If you agreed to be the executor of a family member's will, you may not have truly understood what duties you are expected to perform upon his or her death. The Massachusetts probate process requires that certain steps be taken before the estate can be distributed and considered closed. Below are the basic steps that must be taken during the administration of an estate.
Even though you are named as the executor in the will, the court still needs to officially appoint you. This is done through the filing of a probate petition. Once the will is declared valid, you will be given the authority to act on behalf of the estate. The process from start to finish can take up to a year if there are no complications.

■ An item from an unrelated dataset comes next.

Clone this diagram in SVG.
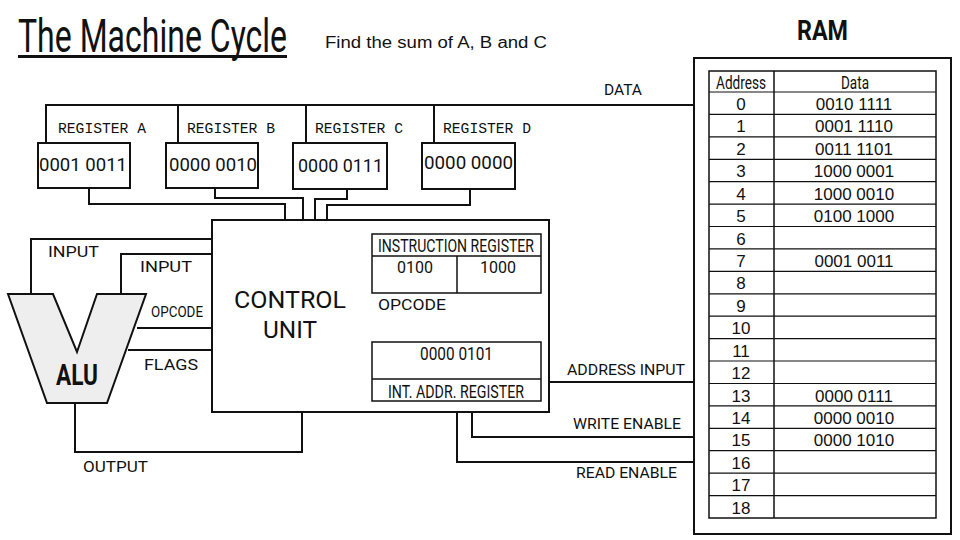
<svg xmlns="http://www.w3.org/2000/svg" width="960" height="540" viewBox="0 0 960 540">
<style>
.ln{fill:none;stroke:#111;stroke-width:2}
.bx{fill:#fff;stroke:#111;stroke-width:2}
.lb{font-family:Roboto,"Liberation Sans",sans-serif;font-size:14px;fill:#111}
.mono{font-family:"Liberation Mono","DejaVu Sans Mono",monospace;font-size:14px;fill:#111}
.reg{font-family:Roboto,"Liberation Sans",sans-serif;font-size:18px;fill:#111}
.cond{font-family:Roboto,"Liberation Sans",sans-serif;fill:#111}
.ram{font-family:"Liberation Sans",Arial,sans-serif;font-size:17px;fill:#111}
.c{text-anchor:middle}
</style>
<rect width="960" height="540" fill="#fff"/>
<g id="title">
<text class="cond" transform="translate(18,52) scale(0.65,1)" x="0" y="0" font-size="47" textLength="414" lengthAdjust="spacingAndGlyphs">The Machine Cycle</text>
<rect x="18" y="55" width="269" height="3" fill="#111"/>
<text x="325" y="48" font-family="Liberation Sans, Arial, sans-serif" font-size="16" fill="#111" textLength="222" lengthAdjust="spacingAndGlyphs">Find the sum of A, B and C</text>
</g>
<g id="connectors">
<polyline class="ln" points="46,143 46,105 694,105"/>
<line class="ln" x1="178" y1="105" x2="178" y2="143"/>
<line class="ln" x1="306" y1="105" x2="306" y2="143"/>
<line class="ln" x1="434" y1="105" x2="434" y2="143"/>
<polyline class="ln" points="89,188 89,204 285,204 285,220"/>
<polyline class="ln" points="215,188 215,198 303,198 303,220"/>
<polyline class="ln" points="347,189 347,199 315,199 315,220"/>
<polyline class="ln" points="470,189 470,205 327,205 327,220"/>
<polyline class="ln" points="31,294 31,239 212,239"/>
<polyline class="ln" points="121,294 121,254 212,254"/>
<line class="ln" x1="137" y1="328" x2="212" y2="328"/>
<line class="ln" x1="128" y1="350" x2="212" y2="350"/>
<polyline class="ln" points="75,403 75,452 302,452 302,412"/>
<line class="ln" x1="549" y1="382" x2="694" y2="382"/>
<polyline class="ln" points="472,412 472,437 694,437"/>
<polyline class="ln" points="457,412 457,462 694,462"/>
<text class="lb" x="604" y="95" textLength="38" lengthAdjust="spacingAndGlyphs">DATA</text>
<text class="lb" x="48" y="257" font-size="15" textLength="51" lengthAdjust="spacingAndGlyphs">INPUT</text>
<text class="lb" x="140" y="272" font-size="15" textLength="52" lengthAdjust="spacingAndGlyphs">INPUT</text>
<text class="lb" x="151" y="317" font-size="11" textLength="52" lengthAdjust="spacingAndGlyphs">OPCODE</text>
<text class="lb" x="144" y="370" font-size="15" textLength="54" lengthAdjust="spacingAndGlyphs">FLAGS</text>
<text class="lb" x="83" y="472" font-size="15" textLength="65" lengthAdjust="spacingAndGlyphs">OUTPUT</text>
<text class="lb" x="567" y="375" textLength="118" lengthAdjust="spacingAndGlyphs">ADDRESS INPUT</text>
<text class="lb" x="573" y="429" textLength="108" lengthAdjust="spacingAndGlyphs">WRITE ENABLE</text>
<text class="lb" x="576" y="478" textLength="101" lengthAdjust="spacingAndGlyphs">READ ENABLE</text>
</g>
<g id="register-a">
<rect class="bx" x="38" y="143" width="92" height="45"/>
<text class="mono" x="58" y="133" textLength="88" lengthAdjust="spacingAndGlyphs">REGISTER A</text>
<text class="reg" x="39" y="171" textLength="88" lengthAdjust="spacingAndGlyphs">0001 0011</text>
</g>
<g id="register-b">
<rect class="bx" x="166" y="143" width="92" height="45"/>
<text class="mono" x="187" y="133" textLength="88" lengthAdjust="spacingAndGlyphs">REGISTER B</text>
<text class="reg" x="169" y="171" textLength="88" lengthAdjust="spacingAndGlyphs">0000 0010</text>
</g>
<g id="register-c">
<rect class="bx" x="293" y="143" width="94" height="46"/>
<text class="mono" x="315" y="133" textLength="88" lengthAdjust="spacingAndGlyphs">REGISTER C</text>
<text class="reg" x="298" y="172" textLength="85" lengthAdjust="spacingAndGlyphs">0000 0111</text>
</g>
<g id="register-d">
<rect class="bx" x="422" y="143" width="93" height="46"/>
<text class="mono" x="443" y="133" textLength="88" lengthAdjust="spacingAndGlyphs">REGISTER D</text>
<text class="reg" x="424" y="169" textLength="89" lengthAdjust="spacingAndGlyphs">0000 0000</text>
</g>
<g id="alu">
<polygon points="8,294 53,294 77,352 97,294 146,294 107,403 47,403" fill="#eeeeee" stroke="#111" stroke-width="2" stroke-linejoin="miter"/>
<text class="cond" x="56" y="385" font-size="29" font-weight="bold" textLength="42" lengthAdjust="spacingAndGlyphs">ALU</text>
</g>
<g id="control-unit">
<rect class="bx" x="212" y="220" width="337" height="192"/>
<text class="cond c" x="290" y="308" font-size="24" textLength="112" lengthAdjust="spacingAndGlyphs">CONTROL</text>
<text class="cond c" x="290" y="338" font-size="24" textLength="54" lengthAdjust="spacingAndGlyphs">UNIT</text>
<rect x="372" y="234" width="169" height="59" fill="none" stroke="#111" stroke-width="1.5"/>
<line x1="372" y1="256" x2="541" y2="256" stroke="#111" stroke-width="1.5"/>
<line x1="457" y1="256" x2="457" y2="293" stroke="#111" stroke-width="1.5"/>
<text class="cond" x="378" y="252" font-size="19" textLength="156" lengthAdjust="spacingAndGlyphs">INSTRUCTION REGISTER</text>
<text class="cond c" x="415" y="273" font-size="16">0100</text>
<text class="cond c" x="498" y="273" font-size="16">1000</text>
<text class="lb" x="378" y="310" font-size="15" textLength="68" lengthAdjust="spacingAndGlyphs">OPCODE</text>
<rect x="372" y="342" width="169" height="59" fill="none" stroke="#111" stroke-width="1.5"/>
<line x1="372" y1="379" x2="541" y2="379" stroke="#111" stroke-width="1.5"/>
<text class="cond" x="420" y="360" font-size="19" textLength="73" lengthAdjust="spacingAndGlyphs">0000 0101</text>
<text class="cond" x="388" y="398" font-size="19" textLength="136" lengthAdjust="spacingAndGlyphs">INT. ADDR. REGISTER</text>
</g>
<g id="ram">
<text class="cond" x="797" y="40" font-size="28" font-weight="bold" textLength="51" lengthAdjust="spacingAndGlyphs">RAM</text>
<rect class="bx" x="694" y="58" width="257" height="476"/>
<rect x="709" y="71" width="227" height="447" fill="none" stroke="#111" stroke-width="1.5"/>
<line x1="774" y1="71" x2="774" y2="518" stroke="#111" stroke-width="1.5"/>
<g stroke="#111" stroke-width="1.2">
<line x1="709" y1="92" x2="936" y2="92"/>
<line x1="709" y1="114.4" x2="936" y2="114.4"/>
<line x1="709" y1="136.8" x2="936" y2="136.8"/>
<line x1="709" y1="159.3" x2="936" y2="159.3"/>
<line x1="709" y1="181.7" x2="936" y2="181.7"/>
<line x1="709" y1="204.1" x2="936" y2="204.1"/>
<line x1="709" y1="226.5" x2="936" y2="226.5"/>
<line x1="709" y1="248.9" x2="936" y2="248.9"/>
<line x1="709" y1="271.4" x2="936" y2="271.4"/>
<line x1="709" y1="293.8" x2="936" y2="293.8"/>
<line x1="709" y1="316.2" x2="936" y2="316.2"/>
<line x1="709" y1="338.6" x2="936" y2="338.6"/>
<line x1="709" y1="361" x2="936" y2="361"/>
<line x1="709" y1="383.5" x2="936" y2="383.5"/>
<line x1="709" y1="405.9" x2="936" y2="405.9"/>
<line x1="709" y1="428.3" x2="936" y2="428.3"/>
<line x1="709" y1="450.7" x2="936" y2="450.7"/>
<line x1="709" y1="473.1" x2="936" y2="473.1"/>
<line x1="709" y1="495.6" x2="936" y2="495.6"/>
</g>
<text class="cond" x="716" y="89" font-size="18" textLength="50" lengthAdjust="spacingAndGlyphs">Address</text>
<text class="cond" x="841" y="89" font-size="18" textLength="28" lengthAdjust="spacingAndGlyphs">Data</text>
<g class="ram c">
<text x="741" y="110">0</text>
<text x="741" y="132.4">1</text>
<text x="741" y="154.8">2</text>
<text x="741" y="177.3">3</text>
<text x="741" y="199.7">4</text>
<text x="741" y="222.1">5</text>
<text x="741" y="244.5">6</text>
<text x="741" y="266.9">7</text>
<text x="741" y="289.4">8</text>
<text x="741" y="311.8">9</text>
<text x="741" y="334.2">10</text>
<text x="741" y="356.6">11</text>
<text x="741" y="379">12</text>
<text x="741" y="401.5">13</text>
<text x="741" y="423.9">14</text>
<text x="741" y="446.3">15</text>
<text x="741" y="468.7">16</text>
<text x="741" y="491.1">17</text>
<text x="741" y="513.6">18</text>
<text x="854" y="110">0010 1111</text>
<text x="854" y="132.4">0001 1110</text>
<text x="854" y="154.8">0011 1101</text>
<text x="854" y="177.3">1000 0001</text>
<text x="854" y="199.7">1000 0010</text>
<text x="854" y="222.1">0100 1000</text>
<text x="854" y="266.9">0001 0011</text>
<text x="854" y="401.5">0000 0111</text>
<text x="854" y="423.9">0000 0010</text>
<text x="854" y="446.3">0000 1010</text>
</g>
</g>
</svg>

This is, in part, because any creditors of your loved one are given up to a year to make a claim against the estate. A notification sent to creditors at the beginning of the probate process starts the clock. During this time, all of the taxes, debts and claims, if any, are to be paid or otherwise disposed of by the executor.
You will also be responsible for identifying and protecting all of the assets left behind. Once an inventory is completed, all of the assets need to be appraised. This task should also be started as soon as possible since accountings and valuations can take a significant amount of time. Once these tasks are complete and an accounting is provided to the court regarding the estate's receipts and expenses, the remaining assets can be distributed to heirs and beneficiaries in accordance with the instructions in the will. At this point, the estate will be considered completely administered, and the court's file can be closed.
Fortunately, being the executor does not mean that you have to go through the Massachusetts probate process alone. An attorney can assist you with all of your duties. In addition, if anyone contests the will or other litigation arises, your attorney can guide and assist you with those matters as well.